Naar verwachting komt de Commissie in de eerste helft van volgend jaar met haar voorstel voor de implementatie van Bazel 3,5. Dit voorstel zal worden vergezeld door een bredere impactanalyse. Het kabinet zal vervolgens de definitieve inzet bepalen en dit middels een BNC-fiche delen met uw Kamer. Hierna zal een traject van Europese onderhandelingen volgen voordat er een definitief pakket aan regels ligt. Deze regels zullen dan naar verwachting vanaf 2023 van kracht worden en kennen een lang ingroeipad tot 2028.

Zoals ik eerder heb aangegeven in mijn reactie op de notitie van de NVB (Kamerstuk 32 670, nr. 198), blijf ik met de Minister van Financiën, de Nederlandsche Bank en de NVB in gesprek om de zorgen verder te verkennen.

Tot slot

Ik blijf in gesprek met de NVB, met individuele banken en andere financiers, maar ook met de land- en tuinbouwsector zelf, over hoe we de financierbaarheid van de agrarische ondernemingen nu en in de toekomst kunnen borgen. Tevens bespreek ik hoe de banken hun rol in de transitie naar duurzame landbouw verder kunnen uitbouwen.
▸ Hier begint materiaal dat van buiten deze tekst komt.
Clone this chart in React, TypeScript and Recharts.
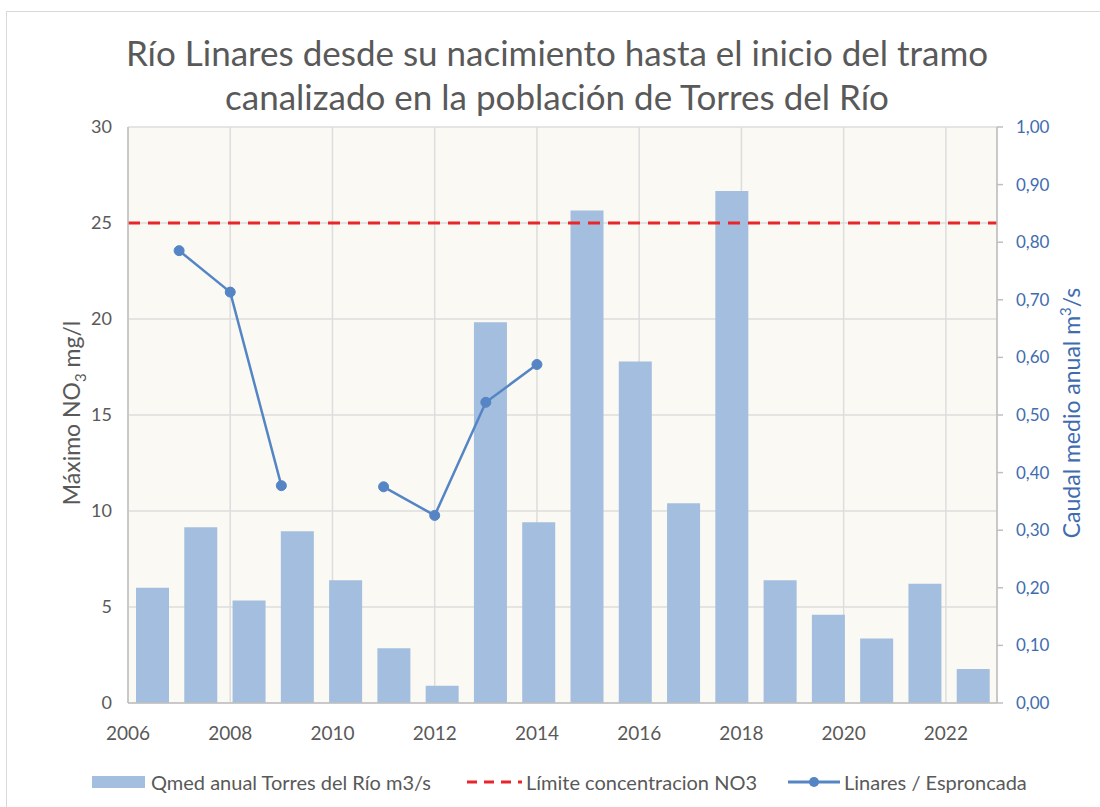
import { Bar, CartesianGrid, ComposedChart, Line, ReferenceLine, XAxis, YAxis } from "recharts";

const years = [2006, 2007, 2008, 2009, 2010, 2011, 2012, 2013, 2014, 2015, 2016, 2017, 2018, 2019, 2020, 2021, 2022, 2023];
const qmed = [0.2, 0.305, 0.178, 0.298, 0.213, 0.095, 0.03, 0.661, 0.314, 0.855, 0.593, 0.347, 0.889, 0.213, 0.153, 0.112, 0.207, 0.059];

const lineYears = [2007, 2008, 2009, 2010, 2011, 2012, 2013, 2014];
const linares: (number | null)[] = [23.56, 21.4, 11.32, null, 11.26, 9.77, 15.66, 17.63];

const limite = 25;
const xTicks = [2006, 2008, 2010, 2012, 2014, 2016, 2018, 2020, 2022];
const leftTicks = [0, 5, 10, 15, 20, 25, 30];
const rightTicks = [0, 0.1, 0.2, 0.3, 0.4, 0.5, 0.6, 0.7, 0.8, 0.9, 1.0];

const barData = years.map((y, i) => ({ year: y, q: qmed[i] }));
const lineData = lineYears.map((x, i) => ({ x, no3: linares[i] }));

const FONT = "Lato, 'Open Sans', sans-serif";
const GREY = "#595959";
const BLUE_TXT = "#3F6CAF";
const BAR = "#A3BEDE";
const LINE = "#5585C5";
const RED = "#E8262A";

export default function App() {
  return (
    <div style={{ position: "absolute", left: 0, top: 0, width: 1100, height: 807, background: "#fff", overflow: "hidden", fontFamily: FONT }}>
      <div style={{ position: "absolute", left: 6, top: 11, width: 1200, height: 900, border: "1px solid #D9D9D9" }} />
      <div
        style={{
          position: "absolute",
          left: 0,
          width: 1114,
          top: 30,
          textAlign: "center",
          fontSize: 35,
          lineHeight: "44px",
          color: GREY,
        }}
      >
        Río Linares desde su nacimiento hasta el inicio del tramo
        <br />
        canalizado en la población de Torres del Río
      </div>

      <div style={{ position: "absolute", left: 0, top: 0 }}>
        <ComposedChart width={1100} height={807} data={barData} margin={{ top: 127, right: 0, left: 0, bottom: 74 }}>
          <CartesianGrid xAxisId="year" yAxisId="left" fill="#FAF9F4" stroke="#DDDDDD" strokeWidth={1.5} />
          <XAxis xAxisId="cat" dataKey="year" type="category" hide height={0} />
          <XAxis
            xAxisId="year"
            dataKey="x"
            type="number"
            domain={[2006, 2023]}
            ticks={xTicks}
            height={30}
            tickLine={false}
            tickMargin={18}
            axisLine={{ stroke: "#BFBFBF", strokeWidth: 1.5 }}
            tick={{ fill: GREY, fontSize: 19, fontFamily: FONT }}
          />
          <YAxis
            yAxisId="left"
            orientation="left"
            width={128}
            domain={[0, 30]}
            ticks={leftTicks}
            tickLine={false}
            tickMargin={10}
            axisLine={{ stroke: "#BFBFBF", strokeWidth: 1.5 }}
            tick={{ fill: GREY, fontSize: 18, fontFamily: FONT }}
            label={{
              content: () => (
                <text x={80} y={413} transform="rotate(-90 80 413)" textAnchor="middle" fill={GREY} fontSize={23} fontFamily={FONT}>
                  Máximo NO
                  <tspan dy={6} fontSize={15}>3</tspan>
                  <tspan dy={-6}> mg/l</tspan>
                </text>
              ),
            }}
          />
          <YAxis
            yAxisId="right"
            orientation="right"
            width={103}
            domain={[0, 1]}
            ticks={rightTicks}
            tickSize={6}
            tickMargin={13}
            tickLine={{ stroke: "#BFBFBF", strokeWidth: 1.5 }}
            axisLine={{ stroke: "#BFBFBF", strokeWidth: 1.5 }}
            tick={{ fill: BLUE_TXT, fontSize: 17, fontFamily: FONT }}
            tickFormatter={(v: number) => v.toFixed(2).replace(".", ",")}
            label={{
              content: () => (
                <text x={1080} y={413} transform="rotate(-90 1080 413)" textAnchor="middle" fill={BLUE_TXT} fontSize={23} fontFamily={FONT}>
                  Caudal medio anual m
                  <tspan dy={-9} fontSize={15}>3</tspan>
                  <tspan dy={9}>/s</tspan>
                </text>
              ),
            }}
          />
          <Bar xAxisId="cat" yAxisId="right" dataKey="q" fill={BAR} barSize={33} isAnimationActive={false} />
          <ReferenceLine xAxisId="year" yAxisId="left" y={limite} stroke={RED} strokeWidth={3} strokeDasharray="12 8" />
          <Line
            xAxisId="year"
            yAxisId="left"
            data={lineData}
            dataKey="no3"
            type="linear"
            stroke={LINE}
            strokeWidth={2.5}
            dot={{ r: 5, fill: LINE, stroke: LINE, strokeWidth: 1 }}
            activeDot={false}
            connectNulls={false}
            isAnimationActive={false}
          />
        </ComposedChart>
      </div>

      <div style={{ position: "absolute", left: 0, top: 770, width: 1100, height: 24, fontSize: 20, color: GREY }}>
        <div style={{ position: "absolute", left: 92, top: 6, width: 53, height: 12, background: BAR }} />
        <div style={{ position: "absolute", left: 151, top: 0, lineHeight: "24px", whiteSpace: "nowrap" }}>Qmed anual Torres del Río m3/s</div>
        <svg style={{ position: "absolute", left: 467, top: 0 }} width={55} height={24}>
          <line x1={0} y1={12} x2={55} y2={12} stroke={RED} strokeWidth={3} strokeDasharray="10 7" />
        </svg>
        <div style={{ position: "absolute", left: 526, top: 0, lineHeight: "24px", whiteSpace: "nowrap" }}>Límite concentracion NO3</div>
        <svg style={{ position: "absolute", left: 788, top: 0 }} width={52} height={24}>
          <line x1={0} y1={12} x2={52} y2={12} stroke={LINE} strokeWidth={3} />
          <circle cx={26} cy={12} r={5} fill={LINE} />
        </svg>
        <div style={{ position: "absolute", left: 844, top: 0, lineHeight: "24px", whiteSpace: "nowrap" }}>Linares / Esproncada</div>
      </div>
    </div>
  );
}
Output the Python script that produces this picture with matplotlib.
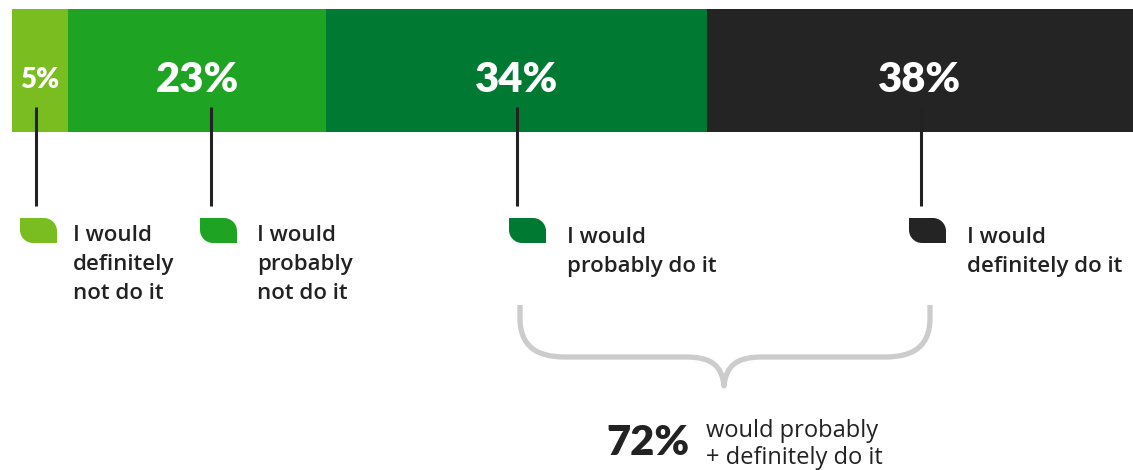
import matplotlib.pyplot as plt
from matplotlib.path import Path
from matplotlib.patches import PathPatch

plt.rcParams['font.family'] = ['Open Sans', 'DejaVu Sans']

values = [5, 23, 34, 38]
labels = ['I would\ndefinitely\nnot do it',
          'I would\nprobably\nnot do it',
          'I would\nprobably do it',
          'I would\ndefinitely do it']
colors = ['#7abd20', '#1fa322', '#007a33', '#242424']
total_value = 72
total_text = 'would probably\n+ definitely do it'

W, H = 1133, 470
fig = plt.figure(figsize=(W / 100, H / 100), dpi=100)

# the stacked bar, in percent units
ax = fig.add_axes([12 / W, 1 - 132 / H, (W - 12) / W, 123 / H])
lefts = [sum(values[:i]) for i in range(len(values))]
ax.barh(0, values, left=lefts, color=colors, height=1)
ax.set_xlim(0, 100)
ax.set_ylim(-0.5, 0.5)
ax.axis('off')
for l, v in zip(lefts, values):
    ax.text(l + v / 2, -0.08, f'{v}%', ha='center', va='center', color='white',
            fontsize=20 if v < 10 else 30, fontweight='heavy', fontstyle='normal',
            family='Lato')

# overlay in pixel units for the callouts
ov = fig.add_axes([0, 0, 1, 1])
ov.set_xlim(0, W)
ov.set_ylim(H, 0)
ov.axis('off')

line_x = [36, 211, 517, 921]
icon_x = [20, 200, 509, 909]
text_x = [73, 257, 567, 967]
text_y = [225, 225, 227, 227]


def leaf(x, y, w=37, h=25, r=13):
    k = 0.55 * r
    verts = [(x, y), (x + w - r, y),
             (x + w - r + k, y), (x + w, y + r - k), (x + w, y + r),
             (x + w, y + h), (x + r, y + h),
             (x + r - k, y + h), (x, y + h - r + k), (x, y + h - r),
             (x, y)]
    codes = [Path.MOVETO, Path.LINETO,
             Path.CURVE4, Path.CURVE4, Path.CURVE4,
             Path.LINETO, Path.LINETO,
             Path.CURVE4, Path.CURVE4, Path.CURVE4,
             Path.CLOSEPOLY]
    return Path(verts, codes)


for i in range(len(values)):
    ov.plot([line_x[i], line_x[i]], [107, 206], color='#222222', lw=2.2,
            solid_capstyle='butt')
    ov.add_patch(PathPatch(leaf(icon_x[i], 218), facecolor=colors[i], edgecolor='none'))
    ov.text(text_x[i], text_y[i], labels[i], ha='left', va='top', fontsize=16,
            fontweight='semibold', color='#222222', linespacing=1.5)

# brace over probably + definitely
bv = [(520, 305), (520, 318),
      (520, 345), (535, 357), (565, 357),
      (686, 357),
      (712, 357), (722, 366), (724, 386),
      (726, 366), (736, 357), (762, 357),
      (885, 357),
      (915, 357), (930, 345), (930, 318),
      (930, 305)]
bc = [Path.MOVETO, Path.LINETO,
      Path.CURVE4, Path.CURVE4, Path.CURVE4,
      Path.LINETO,
      Path.CURVE4, Path.CURVE4, Path.CURVE4,
      Path.CURVE4, Path.CURVE4, Path.CURVE4,
      Path.LINETO,
      Path.CURVE4, Path.CURVE4, Path.CURVE4,
      Path.LINETO]
ov.add_patch(PathPatch(Path(bv, bc), facecolor='none', edgecolor='#cccccc', lw=3.8,
                       capstyle='butt', joinstyle='round'))

ov.text(690, 455, f'{total_value}%', ha='right', va='baseline', fontsize=30,
        fontweight='heavy', fontstyle='normal', family='Lato', color='#222222')
ov.text(706, 419, total_text, ha='left', va='top', fontsize=17, color='#222222',
        linespacing=1.15)

fig.savefig('out.png', dpi=100)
Ook met uw Kamer wil ik hierover in gesprek blijven.

De Minister van Landbouw, Natuur en Voedselkwaliteit, C.J. Schouten


X Noot
1

Raadpleegbaar via www.tweedekamer.nl

X Noot
2

FI-compass, 2020, Financial needs in the agriculture and agri-food sectors in The Netherlands, Study report, 75 pages. https://www.fi-compass.eu/sites/default/files/publications/financial_needs_agriculture_agrifood_sectors_Netherlands.pdf

X Noot
3

Zie Kamerstuk 32 013, Nr. 169 voor een overzicht van Bazel 3,5.